■ PROBLEM
Your task is to transcribe all of the data below exactly, omitting the images.

■ DATASET SECTION
▼▼▼

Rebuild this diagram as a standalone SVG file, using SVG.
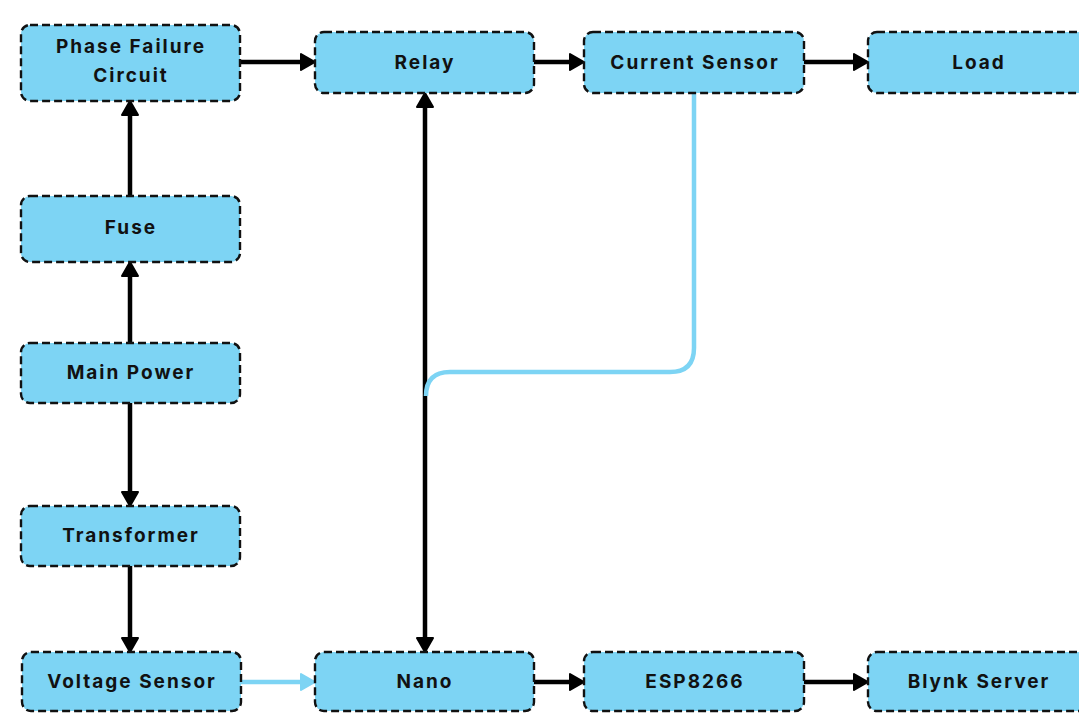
<svg xmlns="http://www.w3.org/2000/svg" width="1079" height="715" viewBox="0 0 1079 715">
  <style>
    .box { fill: #7dd4f4; stroke: #111; stroke-width: 2.4; stroke-dasharray: 8 4; }
    .lbl { font-family: Inter, "Liberation Sans", sans-serif; font-weight: 700; font-size: 19px; letter-spacing: 2px; fill: #111; text-anchor: middle; }
    .wire { fill: none; stroke: #000; stroke-width: 4.5; }
    .wire-blue { fill: none; stroke: #7dd4f4; stroke-width: 4.5; }
  </style>
  <defs>
    <marker id="arrow" viewBox="0 0 16 18" refX="9" refY="9" markerWidth="16" markerHeight="18" markerUnits="userSpaceOnUse" orient="auto-start-reverse">
      <path d="M1,1 L15,9 L1,17 z" fill="#000" stroke="#000" stroke-width="2" stroke-linejoin="round"/>
    </marker>
    <marker id="arrow-blue" viewBox="0 0 16 18" refX="9" refY="9" markerWidth="16" markerHeight="18" markerUnits="userSpaceOnUse" orient="auto-start-reverse">
      <path d="M1,1 L15,9 L1,17 z" fill="#7dd4f4" stroke="#7dd4f4" stroke-width="2" stroke-linejoin="round"/>
    </marker>
  </defs>
  <rect width="1079" height="715" fill="#fff"/>

  <g id="connectors">
    <path class="wire" d="M240,62 H309" marker-end="url(#arrow)"/>
    <path class="wire" d="M534,62 H578" marker-end="url(#arrow)"/>
    <path class="wire" d="M804,62 H862" marker-end="url(#arrow)"/>
    <path class="wire" d="M130,196 V107" marker-end="url(#arrow)"/>
    <path class="wire" d="M130,343 V268" marker-end="url(#arrow)"/>
    <path class="wire" d="M130,403 V500" marker-end="url(#arrow)"/>
    <path class="wire" d="M130,566 V646" marker-end="url(#arrow)"/>
    <path class="wire" d="M425,99 V646" marker-start="url(#arrow)" marker-end="url(#arrow)"/>
    <path class="wire" d="M534,682 H578" marker-end="url(#arrow)"/>
    <path class="wire" d="M804,682 H862" marker-end="url(#arrow)"/>
    <path class="wire-blue" d="M241,682 H309" marker-end="url(#arrow-blue)"/>
    <path class="wire-blue" d="M694,93 V348 Q694,372 670,372 H450 Q426,372 426,396"/>
  </g>

  <g id="phase-failure">
    <rect class="box" x="21" y="25" width="219" height="76" rx="9"/>
    <text class="lbl" x="131" y="53">Phase Failure</text>
    <text class="lbl" x="131" y="82">Circuit</text>
  </g>
  <g id="relay">
    <rect class="box" x="315" y="32" width="219" height="61" rx="9"/>
    <text class="lbl" x="425" y="68.5">Relay</text>
  </g>
  <g id="current-sensor">
    <rect class="box" x="584" y="32" width="220" height="61" rx="9"/>
    <text class="lbl" x="695" y="68.5">Current Sensor</text>
  </g>
  <g id="load">
    <rect class="box" x="868" y="32" width="220" height="61" rx="9"/>
    <text class="lbl" x="979" y="68.5">Load</text>
  </g>
  <g id="fuse">
    <rect class="box" x="21" y="196" width="219" height="66" rx="9"/>
    <text class="lbl" x="131" y="234">Fuse</text>
  </g>
  <g id="main-power">
    <rect class="box" x="21" y="343" width="219" height="60" rx="9"/>
    <text class="lbl" x="131" y="378.5">Main Power</text>
  </g>
  <g id="transformer">
    <rect class="box" x="21" y="506" width="219" height="60" rx="9"/>
    <text class="lbl" x="131" y="541.5">Transformer</text>
  </g>
  <g id="voltage-sensor">
    <rect class="box" x="22" y="652" width="219" height="59" rx="9"/>
    <text class="lbl" x="132" y="688">Voltage Sensor</text>
  </g>
  <g id="nano">
    <rect class="box" x="315" y="652" width="219" height="59" rx="9"/>
    <text class="lbl" x="425" y="688">Nano</text>
  </g>
  <g id="esp8266">
    <rect class="box" x="584" y="652" width="220" height="59" rx="9"/>
    <text class="lbl" x="695" y="688">ESP8266</text>
  </g>
  <g id="blynk-server">
    <rect class="box" x="868" y="652" width="220" height="59" rx="9"/>
    <text class="lbl" x="979" y="688">Blynk Server</text>
  </g>
</svg>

▲▲▲

■ WORKED ANSWER
Rebuild this diagram as a standalone SVG file, using SVG.
<svg xmlns="http://www.w3.org/2000/svg" width="1079" height="715" viewBox="0 0 1079 715">
  <style>
    .box { fill: #7dd4f4; stroke: #111; stroke-width: 2.4; stroke-dasharray: 8 4; }
    .lbl { font-family: Inter, "Liberation Sans", sans-serif; font-weight: 700; font-size: 19px; letter-spacing: 2px; fill: #111; text-anchor: middle; }
    .wire { fill: none; stroke: #000; stroke-width: 4.5; }
    .wire-blue { fill: none; stroke: #7dd4f4; stroke-width: 4.5; }
  </style>
  <defs>
    <marker id="arrow" viewBox="0 0 16 18" refX="9" refY="9" markerWidth="16" markerHeight="18" markerUnits="userSpaceOnUse" orient="auto-start-reverse">
      <path d="M1,1 L15,9 L1,17 z" fill="#000" stroke="#000" stroke-width="2" stroke-linejoin="round"/>
    </marker>
    <marker id="arrow-blue" viewBox="0 0 16 18" refX="9" refY="9" markerWidth="16" markerHeight="18" markerUnits="userSpaceOnUse" orient="auto-start-reverse">
      <path d="M1,1 L15,9 L1,17 z" fill="#7dd4f4" stroke="#7dd4f4" stroke-width="2" stroke-linejoin="round"/>
    </marker>
  </defs>
  <rect width="1079" height="715" fill="#fff"/>

  <g id="connectors">
    <path class="wire" d="M240,62 H309" marker-end="url(#arrow)"/>
    <path class="wire" d="M534,62 H578" marker-end="url(#arrow)"/>
    <path class="wire" d="M804,62 H862" marker-end="url(#arrow)"/>
    <path class="wire" d="M130,196 V107" marker-end="url(#arrow)"/>
    <path class="wire" d="M130,343 V268" marker-end="url(#arrow)"/>
    <path class="wire" d="M130,403 V500" marker-end="url(#arrow)"/>
    <path class="wire" d="M130,566 V646" marker-end="url(#arrow)"/>
    <path class="wire" d="M425,99 V646" marker-start="url(#arrow)" marker-end="url(#arrow)"/>
    <path class="wire" d="M534,682 H578" marker-end="url(#arrow)"/>
    <path class="wire" d="M804,682 H862" marker-end="url(#arrow)"/>
    <path class="wire-blue" d="M241,682 H309" marker-end="url(#arrow-blue)"/>
    <path class="wire-blue" d="M694,93 V348 Q694,372 670,372 H450 Q426,372 426,396"/>
  </g>

  <g id="phase-failure">
    <rect class="box" x="21" y="25" width="219" height="76" rx="9"/>
    <text class="lbl" x="131" y="53">Phase Failure</text>
    <text class="lbl" x="131" y="82">Circuit</text>
  </g>
  <g id="relay">
    <rect class="box" x="315" y="32" width="219" height="61" rx="9"/>
    <text class="lbl" x="425" y="68.5">Relay</text>
  </g>
  <g id="current-sensor">
    <rect class="box" x="584" y="32" width="220" height="61" rx="9"/>
    <text class="lbl" x="695" y="68.5">Current Sensor</text>
  </g>
  <g id="load">
    <rect class="box" x="868" y="32" width="220" height="61" rx="9"/>
    <text class="lbl" x="979" y="68.5">Load</text>
  </g>
  <g id="fuse">
    <rect class="box" x="21" y="196" width="219" height="66" rx="9"/>
    <text class="lbl" x="131" y="234">Fuse</text>
  </g>
  <g id="main-power">
    <rect class="box" x="21" y="343" width="219" height="60" rx="9"/>
    <text class="lbl" x="131" y="378.5">Main Power</text>
  </g>
  <g id="transformer">
    <rect class="box" x="21" y="506" width="219" height="60" rx="9"/>
    <text class="lbl" x="131" y="541.5">Transformer</text>
  </g>
  <g id="voltage-sensor">
    <rect class="box" x="22" y="652" width="219" height="59" rx="9"/>
    <text class="lbl" x="132" y="688">Voltage Sensor</text>
  </g>
  <g id="nano">
    <rect class="box" x="315" y="652" width="219" height="59" rx="9"/>
    <text class="lbl" x="425" y="688">Nano</text>
  </g>
  <g id="esp8266">
    <rect class="box" x="584" y="652" width="220" height="59" rx="9"/>
    <text class="lbl" x="695" y="688">ESP8266</text>
  </g>
  <g id="blynk-server">
    <rect class="box" x="868" y="652" width="220" height="59" rx="9"/>
    <text class="lbl" x="979" y="688">Blynk Server</text>
  </g>
</svg>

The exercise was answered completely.